Written instruction
Images are not part of the copy; write out the rest of the data exactly as given.
- - - -
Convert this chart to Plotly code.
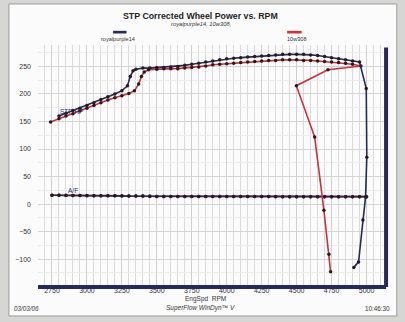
import plotly.graph_objects as go

# royalpurple14: power pull then coast-down points
rp_rpm = [2800, 2850, 2900, 2950, 3000, 3050, 3100, 3150, 3200, 3250, 3290, 3310, 3330, 3350,
          3400, 3450, 3500, 3550, 3600, 3650, 3700, 3750, 3800, 3850, 3900, 3950, 4000, 4050,
          4100, 4150, 4200, 4250, 4300, 4350, 4400, 4450, 4500, 4550, 4600, 4650, 4700, 4750,
          4800, 4850, 4900, 4950, 4998, 5002, 4993, 4974, 4943, 4909]
rp_hp = [160, 165, 170, 174, 179, 184, 190, 195, 200, 206, 215, 232, 242, 245,
         247, 247, 248, 248, 249, 250, 252, 254, 256, 258, 260, 262, 264, 265,
         266, 267, 268, 269, 270, 271, 272, 272, 272, 272, 271, 270, 268, 266,
         264, 262, 260, 258, 210, 85, 13, -29, -105, -115]

# 10w308: power pull then coast-down points
tw_rpm = [2740, 2800, 2850, 2900, 2950, 3000, 3050, 3100, 3150, 3200, 3250, 3300, 3340, 3370,
          3390, 3410, 3440, 3500, 3550, 3600, 3650, 3700, 3750, 3800, 3850, 3900, 3950, 4000,
          4050, 4100, 4150, 4200, 4250, 4300, 4350, 4400, 4450, 4500, 4550, 4600, 4650, 4700,
          4750, 4800, 4850, 4900, 4960, 4724, 4498, 4629, 4695, 4731, 4743]
tw_hp = [149, 155, 160, 164, 169, 174, 179, 184, 189, 193, 197, 201, 206, 218,
         232, 240, 244, 245, 246, 246, 246, 247, 248, 249, 251, 253, 254, 255,
         256, 257, 258, 259, 260, 261, 261, 262, 262, 262, 261, 261, 260, 259,
         258, 257, 256, 254, 251, 244, 215, 122, -11, -91, -123]

# air/fuel ratio traces
af_rpm = [2750, 2800, 2850, 2900, 2950, 3000, 3050, 3100, 3150, 3200, 3250, 3300, 3350, 3400,
          3450, 3500, 3550, 3600, 3650, 3700, 3750, 3800, 3850, 3900, 3950, 4000, 4050, 4100,
          4150, 4200, 4250, 4300, 4350, 4400, 4450, 4500, 4550, 4600, 4650, 4700, 4750, 4800,
          4850, 4900, 4950, 5000]
rp_af = [16, 16, 16, 15.5, 15.5, 15.5, 15, 15, 15, 15, 15, 14.5, 14.5, 14.5,
         14.5, 14, 14, 14, 14, 14, 14, 14, 14, 14, 14, 14, 14, 14,
         14, 14, 14, 14, 14, 13.5, 13.5, 13.5, 13.5, 13.5, 13.5, 13.5, 13.5, 13.5,
         13.5, 13.5, 13.5, 13.5]
tw_af = [16, 16, 15.5, 15.5, 15.5, 15, 15, 15, 15, 15, 14.5, 14.5, 14.5, 14.5,
         14, 14, 14, 14, 14, 14, 14, 14, 14, 14, 14, 14, 14, 14,
         14, 14, 14, 14, 13.5, 13.5, 13.5, 13.5, 13.5, 13.5, 13.5, 13.5, 13.5, 13.5,
         13.5, 13.5, 13.5, 13.5]

x_ticks = [2750, 3000, 3250, 3500, 3750, 4000, 4250, 4500, 4750, 5000]
y_ticks = [-100, -50, 0, 50, 100, 150, 200, 250]

NAVY = "#262a5a"
RED = "#c8333c"
DOT = "#2a1a1e"
FONT = "Liberation Sans, Arial, sans-serif"
TXT = "#333333"

fig = go.Figure()


def add_trace(x, y, color, size=3.5):
    fig.add_trace(go.Scatter(
        x=x, y=y, mode="lines+markers",
        line=dict(color=color, width=1.6),
        marker=dict(color=DOT, size=size, symbol="circle"),
        showlegend=False, hoverinfo="skip"))


add_trace(af_rpm, tw_af, RED)
add_trace(af_rpm, rp_af, NAVY)
add_trace(tw_rpm, tw_hp, RED)
add_trace(rp_rpm, rp_hp, NAVY)

shapes = [
    # white report page behind everything
    dict(type="rect", xref="paper", yref="paper", x0=-0.084, x1=1.037, y0=-0.129, y1=1.171,
         fillcolor="#fbfbfb", line=dict(color="#9a9a9a", width=1), layer="below"),
    # heavy frame on bottom and right of the plot area
    dict(type="line", xref="x domain", yref="y domain", x0=0, x1=1.006, y0=-0.008, y1=-0.008,
         line=dict(color=NAVY, width=4)),
    dict(type="line", xref="x domain", yref="y domain", x0=1.006, x1=1.006, y0=-0.008, y1=0.99,
         line=dict(color=NAVY, width=4)),
    # legend swatches
    dict(type="rect", xref="paper", yref="paper", x0=0.217, x1=0.256, y0=1.048, y1=1.059,
         fillcolor=NAVY, line=dict(width=0)),
    dict(type="rect", xref="paper", yref="paper", x0=0.72, x1=0.762, y0=1.048, y1=1.059,
         fillcolor=RED, line=dict(width=0)),
]


def note(text, x, y, size=7, anchor="center", ref=("paper", "paper"), color=TXT):
    return dict(text=text, xref=ref[0], yref=ref[1], x=x, y=y, xanchor=anchor, yanchor="middle",
                showarrow=False, font=dict(family=FONT, size=size, color=color))


annotations = [
    note("<b>STP Corrected Wheel Power vs. RPM</b>", 0.47, 1.122, size=8.8, color="#1e1e1e"),
    note("<i>royalpurple14, 10w308,</i>", 0.47, 1.087, size=5.8),
    note("royalpurple14", 0.232, 1.024, size=5.6),
    note("10w308", 0.748, 1.024, size=5.6),
    note("STP HP", 2790, 168, size=6.5, anchor="left", ref=("x", "y"), color=NAVY),
    note("A/F", 2850, 25, size=6.5, anchor="left", ref=("x", "y"), color=NAVY),
    note("EngSpd  RPM", 0.485, -0.058, size=6.5),
    note("<i>SuperFlow WinDyn™ V</i>", 0.47, -0.096, size=6.5),
    note("<i>03/03/06</i>", -0.075, -0.096, size=6.3, anchor="left"),
    note("10:46:30", 1.023, -0.096, size=6.3, anchor="right"),
]

fig.update_layout(
    width=405, height=322,
    margin=dict(l=38, r=21, t=45, b=37),
    paper_bgcolor="#d6d6d4",
    plot_bgcolor="#ffffff",
    shapes=shapes,
    annotations=annotations,
    xaxis=dict(range=[2650, 5125], tickvals=x_ticks, ticks="", showline=False,
               showgrid=True, gridcolor="#cfcfcf", gridwidth=1,
               minor=dict(dtick=50, tick0=2650, showgrid=True, gridcolor="#dadada", gridwidth=1),
               tickfont=dict(family=FONT, size=7, color=TXT), zeroline=False),
    yaxis=dict(range=[-147, 289], tickvals=y_ticks, ticks="", showline=False,
               showgrid=True, gridcolor="#d4d4d4", gridwidth=1,
               minor=dict(dtick=25, showgrid=True, gridcolor="#ececec"),
               tickfont=dict(family=FONT, size=7, color=TXT), zeroline=False,
               ticklabelstandoff=6),
)

fig.write_html("out.html")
- - - -
Finished answer
Convert this chart to Plotly code.
import plotly.graph_objects as go

# royalpurple14: power pull then coast-down points
rp_rpm = [2800, 2850, 2900, 2950, 3000, 3050, 3100, 3150, 3200, 3250, 3290, 3310, 3330, 3350,
          3400, 3450, 3500, 3550, 3600, 3650, 3700, 3750, 3800, 3850, 3900, 3950, 4000, 4050,
          4100, 4150, 4200, 4250, 4300, 4350, 4400, 4450, 4500, 4550, 4600, 4650, 4700, 4750,
          4800, 4850, 4900, 4950, 4998, 5002, 4993, 4974, 4943, 4909]
rp_hp = [160, 165, 170, 174, 179, 184, 190, 195, 200, 206, 215, 232, 242, 245,
         247, 247, 248, 248, 249, 250, 252, 254, 256, 258, 260, 262, 264, 265,
         266, 267, 268, 269, 270, 271, 272, 272, 272, 272, 271, 270, 268, 266,
         264, 262, 260, 258, 210, 85, 13, -29, -105, -115]

# 10w308: power pull then coast-down points
tw_rpm = [2740, 2800, 2850, 2900, 2950, 3000, 3050, 3100, 3150, 3200, 3250, 3300, 3340, 3370,
          3390, 3410, 3440, 3500, 3550, 3600, 3650, 3700, 3750, 3800, 3850, 3900, 3950, 4000,
          4050, 4100, 4150, 4200, 4250, 4300, 4350, 4400, 4450, 4500, 4550, 4600, 4650, 4700,
          4750, 4800, 4850, 4900, 4960, 4724, 4498, 4629, 4695, 4731, 4743]
tw_hp = [149, 155, 160, 164, 169, 174, 179, 184, 189, 193, 197, 201, 206, 218,
         232, 240, 244, 245, 246, 246, 246, 247, 248, 249, 251, 253, 254, 255,
         256, 257, 258, 259, 260, 261, 261, 262, 262, 262, 261, 261, 260, 259,
         258, 257, 256, 254, 251, 244, 215, 122, -11, -91, -123]

# air/fuel ratio traces
af_rpm = [2750, 2800, 2850, 2900, 2950, 3000, 3050, 3100, 3150, 3200, 3250, 3300, 3350, 3400,
          3450, 3500, 3550, 3600, 3650, 3700, 3750, 3800, 3850, 3900, 3950, 4000, 4050, 4100,
          4150, 4200, 4250, 4300, 4350, 4400, 4450, 4500, 4550, 4600, 4650, 4700, 4750, 4800,
          4850, 4900, 4950, 5000]
rp_af = [16, 16, 16, 15.5, 15.5, 15.5, 15, 15, 15, 15, 15, 14.5, 14.5, 14.5,
         14.5, 14, 14, 14, 14, 14, 14, 14, 14, 14, 14, 14, 14, 14,
         14, 14, 14, 14, 14, 13.5, 13.5, 13.5, 13.5, 13.5, 13.5, 13.5, 13.5, 13.5,
         13.5, 13.5, 13.5, 13.5]
tw_af = [16, 16, 15.5, 15.5, 15.5, 15, 15, 15, 15, 15, 14.5, 14.5, 14.5, 14.5,
         14, 14, 14, 14, 14, 14, 14, 14, 14, 14, 14, 14, 14, 14,
         14, 14, 14, 14, 13.5, 13.5, 13.5, 13.5, 13.5, 13.5, 13.5, 13.5, 13.5, 13.5,
         13.5, 13.5, 13.5, 13.5]

x_ticks = [2750, 3000, 3250, 3500, 3750, 4000, 4250, 4500, 4750, 5000]
y_ticks = [-100, -50, 0, 50, 100, 150, 200, 250]

NAVY = "#262a5a"
RED = "#c8333c"
DOT = "#2a1a1e"
FONT = "Liberation Sans, Arial, sans-serif"
TXT = "#333333"

fig = go.Figure()


def add_trace(x, y, color, size=3.5):
    fig.add_trace(go.Scatter(
        x=x, y=y, mode="lines+markers",
        line=dict(color=color, width=1.6),
        marker=dict(color=DOT, size=size, symbol="circle"),
        showlegend=False, hoverinfo="skip"))


add_trace(af_rpm, tw_af, RED)
add_trace(af_rpm, rp_af, NAVY)
add_trace(tw_rpm, tw_hp, RED)
add_trace(rp_rpm, rp_hp, NAVY)

shapes = [
    # white report page behind everything
    dict(type="rect", xref="paper", yref="paper", x0=-0.084, x1=1.037, y0=-0.129, y1=1.171,
         fillcolor="#fbfbfb", line=dict(color="#9a9a9a", width=1), layer="below"),
    # heavy frame on bottom and right of the plot area
    dict(type="line", xref="x domain", yref="y domain", x0=0, x1=1.006, y0=-0.008, y1=-0.008,
         line=dict(color=NAVY, width=4)),
    dict(type="line", xref="x domain", yref="y domain", x0=1.006, x1=1.006, y0=-0.008, y1=0.99,
         line=dict(color=NAVY, width=4)),
    # legend swatches
    dict(type="rect", xref="paper", yref="paper", x0=0.217, x1=0.256, y0=1.048, y1=1.059,
         fillcolor=NAVY, line=dict(width=0)),
    dict(type="rect", xref="paper", yref="paper", x0=0.72, x1=0.762, y0=1.048, y1=1.059,
         fillcolor=RED, line=dict(width=0)),
]


def note(text, x, y, size=7, anchor="center", ref=("paper", "paper"), color=TXT):
    return dict(text=text, xref=ref[0], yref=ref[1], x=x, y=y, xanchor=anchor, yanchor="middle",
                showarrow=False, font=dict(family=FONT, size=size, color=color))


annotations = [
    note("<b>STP Corrected Wheel Power vs. RPM</b>", 0.47, 1.122, size=8.8, color="#1e1e1e"),
    note("<i>royalpurple14, 10w308,</i>", 0.47, 1.087, size=5.8),
    note("royalpurple14", 0.232, 1.024, size=5.6),
    note("10w308", 0.748, 1.024, size=5.6),
    note("STP HP", 2790, 168, size=6.5, anchor="left", ref=("x", "y"), color=NAVY),
    note("A/F", 2850, 25, size=6.5, anchor="left", ref=("x", "y"), color=NAVY),
    note("EngSpd  RPM", 0.485, -0.058, size=6.5),
    note("<i>SuperFlow WinDyn™ V</i>", 0.47, -0.096, size=6.5),
    note("<i>03/03/06</i>", -0.075, -0.096, size=6.3, anchor="left"),
    note("10:46:30", 1.023, -0.096, size=6.3, anchor="right"),
]

fig.update_layout(
    width=405, height=322,
    margin=dict(l=38, r=21, t=45, b=37),
    paper_bgcolor="#d6d6d4",
    plot_bgcolor="#ffffff",
    shapes=shapes,
    annotations=annotations,
    xaxis=dict(range=[2650, 5125], tickvals=x_ticks, ticks="", showline=False,
               showgrid=True, gridcolor="#cfcfcf", gridwidth=1,
               minor=dict(dtick=50, tick0=2650, showgrid=True, gridcolor="#dadada", gridwidth=1),
               tickfont=dict(family=FONT, size=7, color=TXT), zeroline=False),
    yaxis=dict(range=[-147, 289], tickvals=y_ticks, ticks="", showline=False,
               showgrid=True, gridcolor="#d4d4d4", gridwidth=1,
               minor=dict(dtick=25, showgrid=True, gridcolor="#ececec"),
               tickfont=dict(family=FONT, size=7, color=TXT), zeroline=False,
               ticklabelstandoff=6),
)

fig.write_html("out.html")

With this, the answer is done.